• Directions
Please copy out exactly, and only, the lines between the line with "Write the matplotlib code for this chart." and the line with "length=4, width=1.0, pad=2)", both included. Pictures are to be omitted.

[Part of a data file]

______

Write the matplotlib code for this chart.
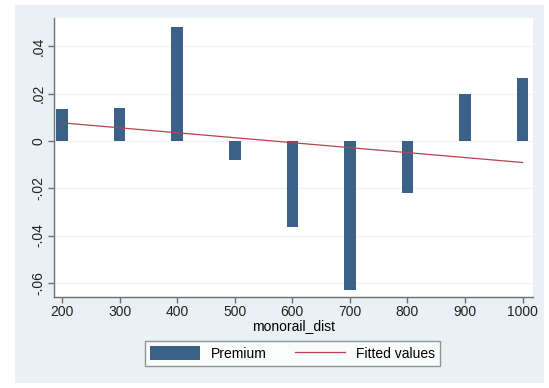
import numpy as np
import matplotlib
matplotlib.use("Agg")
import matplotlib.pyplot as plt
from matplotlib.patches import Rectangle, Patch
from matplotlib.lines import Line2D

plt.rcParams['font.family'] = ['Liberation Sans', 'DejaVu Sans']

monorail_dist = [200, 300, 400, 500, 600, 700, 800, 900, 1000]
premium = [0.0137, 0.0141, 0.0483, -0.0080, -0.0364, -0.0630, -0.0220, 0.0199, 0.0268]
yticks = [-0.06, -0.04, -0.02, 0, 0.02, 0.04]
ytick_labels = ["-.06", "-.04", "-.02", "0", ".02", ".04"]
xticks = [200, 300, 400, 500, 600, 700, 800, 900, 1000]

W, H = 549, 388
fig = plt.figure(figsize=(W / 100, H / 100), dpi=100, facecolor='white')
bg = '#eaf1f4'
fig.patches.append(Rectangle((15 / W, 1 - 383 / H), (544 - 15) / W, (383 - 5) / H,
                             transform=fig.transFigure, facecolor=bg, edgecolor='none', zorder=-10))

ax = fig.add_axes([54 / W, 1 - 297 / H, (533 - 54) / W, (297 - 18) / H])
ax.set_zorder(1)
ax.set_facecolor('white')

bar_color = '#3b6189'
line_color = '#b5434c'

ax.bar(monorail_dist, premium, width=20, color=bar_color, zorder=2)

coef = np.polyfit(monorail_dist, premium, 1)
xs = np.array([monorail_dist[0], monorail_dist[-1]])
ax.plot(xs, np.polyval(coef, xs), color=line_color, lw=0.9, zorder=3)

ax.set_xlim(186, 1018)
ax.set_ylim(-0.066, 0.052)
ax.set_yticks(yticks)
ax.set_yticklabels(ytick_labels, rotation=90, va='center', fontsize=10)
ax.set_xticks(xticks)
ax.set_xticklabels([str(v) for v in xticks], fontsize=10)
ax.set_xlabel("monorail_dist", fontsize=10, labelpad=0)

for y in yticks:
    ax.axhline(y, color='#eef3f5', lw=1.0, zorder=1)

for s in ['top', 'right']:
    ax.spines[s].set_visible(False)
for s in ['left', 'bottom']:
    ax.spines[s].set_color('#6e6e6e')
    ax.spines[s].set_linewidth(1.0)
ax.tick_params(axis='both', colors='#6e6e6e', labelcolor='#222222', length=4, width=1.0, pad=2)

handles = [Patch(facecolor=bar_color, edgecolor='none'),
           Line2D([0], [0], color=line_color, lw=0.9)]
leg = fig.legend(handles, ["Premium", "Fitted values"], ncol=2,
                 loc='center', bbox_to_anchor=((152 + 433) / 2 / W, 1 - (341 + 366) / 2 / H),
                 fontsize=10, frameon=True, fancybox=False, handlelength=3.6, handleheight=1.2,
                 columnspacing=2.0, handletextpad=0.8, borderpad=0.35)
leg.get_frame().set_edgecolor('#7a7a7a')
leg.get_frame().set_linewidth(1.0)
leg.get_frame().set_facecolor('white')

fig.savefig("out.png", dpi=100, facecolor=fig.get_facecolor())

______

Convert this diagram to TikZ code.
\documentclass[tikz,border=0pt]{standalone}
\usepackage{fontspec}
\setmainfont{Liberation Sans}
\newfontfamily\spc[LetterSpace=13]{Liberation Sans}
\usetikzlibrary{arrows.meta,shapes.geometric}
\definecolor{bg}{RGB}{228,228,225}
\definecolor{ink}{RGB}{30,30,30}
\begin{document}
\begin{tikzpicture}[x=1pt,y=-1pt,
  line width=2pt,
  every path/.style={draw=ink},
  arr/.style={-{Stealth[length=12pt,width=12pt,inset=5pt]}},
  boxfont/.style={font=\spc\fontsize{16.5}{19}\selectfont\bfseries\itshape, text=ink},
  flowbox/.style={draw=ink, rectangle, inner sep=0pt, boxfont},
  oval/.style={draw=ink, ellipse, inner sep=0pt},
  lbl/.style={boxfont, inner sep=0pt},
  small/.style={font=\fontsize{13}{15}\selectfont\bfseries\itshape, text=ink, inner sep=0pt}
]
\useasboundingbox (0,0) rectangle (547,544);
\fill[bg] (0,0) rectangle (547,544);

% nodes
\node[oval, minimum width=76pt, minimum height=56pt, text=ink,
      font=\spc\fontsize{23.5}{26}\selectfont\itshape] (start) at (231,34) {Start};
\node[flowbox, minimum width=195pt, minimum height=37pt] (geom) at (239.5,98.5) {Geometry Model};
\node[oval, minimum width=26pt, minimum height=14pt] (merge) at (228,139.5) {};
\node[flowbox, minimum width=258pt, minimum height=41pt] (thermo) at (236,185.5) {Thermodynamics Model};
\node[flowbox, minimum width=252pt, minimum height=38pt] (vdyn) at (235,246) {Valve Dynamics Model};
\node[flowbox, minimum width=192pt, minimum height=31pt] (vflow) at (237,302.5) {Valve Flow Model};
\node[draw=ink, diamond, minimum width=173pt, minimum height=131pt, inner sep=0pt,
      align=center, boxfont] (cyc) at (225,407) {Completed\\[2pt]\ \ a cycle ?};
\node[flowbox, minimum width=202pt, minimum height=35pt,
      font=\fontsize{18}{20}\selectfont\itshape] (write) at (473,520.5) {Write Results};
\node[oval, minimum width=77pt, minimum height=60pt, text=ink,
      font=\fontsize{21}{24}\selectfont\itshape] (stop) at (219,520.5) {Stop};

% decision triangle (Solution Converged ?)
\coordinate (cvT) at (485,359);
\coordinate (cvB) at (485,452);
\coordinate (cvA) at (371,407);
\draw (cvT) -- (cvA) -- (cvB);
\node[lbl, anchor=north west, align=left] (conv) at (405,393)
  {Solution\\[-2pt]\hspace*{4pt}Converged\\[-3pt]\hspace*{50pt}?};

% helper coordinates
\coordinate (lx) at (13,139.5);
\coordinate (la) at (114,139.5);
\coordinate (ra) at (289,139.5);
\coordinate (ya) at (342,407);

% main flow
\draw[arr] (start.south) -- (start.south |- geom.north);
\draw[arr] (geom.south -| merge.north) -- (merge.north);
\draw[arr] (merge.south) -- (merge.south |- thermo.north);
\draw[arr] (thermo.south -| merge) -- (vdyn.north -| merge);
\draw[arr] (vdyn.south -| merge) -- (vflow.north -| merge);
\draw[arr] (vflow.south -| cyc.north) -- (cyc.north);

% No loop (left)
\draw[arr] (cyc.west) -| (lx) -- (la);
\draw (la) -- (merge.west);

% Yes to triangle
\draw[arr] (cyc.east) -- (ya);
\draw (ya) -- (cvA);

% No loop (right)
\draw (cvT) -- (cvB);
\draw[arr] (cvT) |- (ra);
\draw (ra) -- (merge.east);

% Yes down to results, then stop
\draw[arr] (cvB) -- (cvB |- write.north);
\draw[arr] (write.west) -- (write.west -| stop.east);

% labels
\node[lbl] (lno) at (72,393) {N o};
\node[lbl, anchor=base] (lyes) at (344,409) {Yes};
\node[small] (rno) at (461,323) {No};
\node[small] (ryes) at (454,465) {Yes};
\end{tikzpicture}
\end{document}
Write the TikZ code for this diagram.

______

• Completed exercise
Write the matplotlib code for this chart.
import numpy as np
import matplotlib
matplotlib.use("Agg")
import matplotlib.pyplot as plt
from matplotlib.patches import Rectangle, Patch
from matplotlib.lines import Line2D

plt.rcParams['font.family'] = ['Liberation Sans', 'DejaVu Sans']

monorail_dist = [200, 300, 400, 500, 600, 700, 800, 900, 1000]
premium = [0.0137, 0.0141, 0.0483, -0.0080, -0.0364, -0.0630, -0.0220, 0.0199, 0.0268]
yticks = [-0.06, -0.04, -0.02, 0, 0.02, 0.04]
ytick_labels = ["-.06", "-.04", "-.02", "0", ".02", ".04"]
xticks = [200, 300, 400, 500, 600, 700, 800, 900, 1000]

W, H = 549, 388
fig = plt.figure(figsize=(W / 100, H / 100), dpi=100, facecolor='white')
bg = '#eaf1f4'
fig.patches.append(Rectangle((15 / W, 1 - 383 / H), (544 - 15) / W, (383 - 5) / H,
                             transform=fig.transFigure, facecolor=bg, edgecolor='none', zorder=-10))

ax = fig.add_axes([54 / W, 1 - 297 / H, (533 - 54) / W, (297 - 18) / H])
ax.set_zorder(1)
ax.set_facecolor('white')

bar_color = '#3b6189'
line_color = '#b5434c'

ax.bar(monorail_dist, premium, width=20, color=bar_color, zorder=2)

coef = np.polyfit(monorail_dist, premium, 1)
xs = np.array([monorail_dist[0], monorail_dist[-1]])
ax.plot(xs, np.polyval(coef, xs), color=line_color, lw=0.9, zorder=3)

ax.set_xlim(186, 1018)
ax.set_ylim(-0.066, 0.052)
ax.set_yticks(yticks)
ax.set_yticklabels(ytick_labels, rotation=90, va='center', fontsize=10)
ax.set_xticks(xticks)
ax.set_xticklabels([str(v) for v in xticks], fontsize=10)
ax.set_xlabel("monorail_dist", fontsize=10, labelpad=0)

for y in yticks:
    ax.axhline(y, color='#eef3f5', lw=1.0, zorder=1)

for s in ['top', 'right']:
    ax.spines[s].set_visible(False)
for s in ['left', 'bottom']:
    ax.spines[s].set_color('#6e6e6e')
    ax.spines[s].set_linewidth(1.0)
ax.tick_params(axis='both', colors='#6e6e6e', labelcolor='#222222', length=4, width=1.0, pad=2)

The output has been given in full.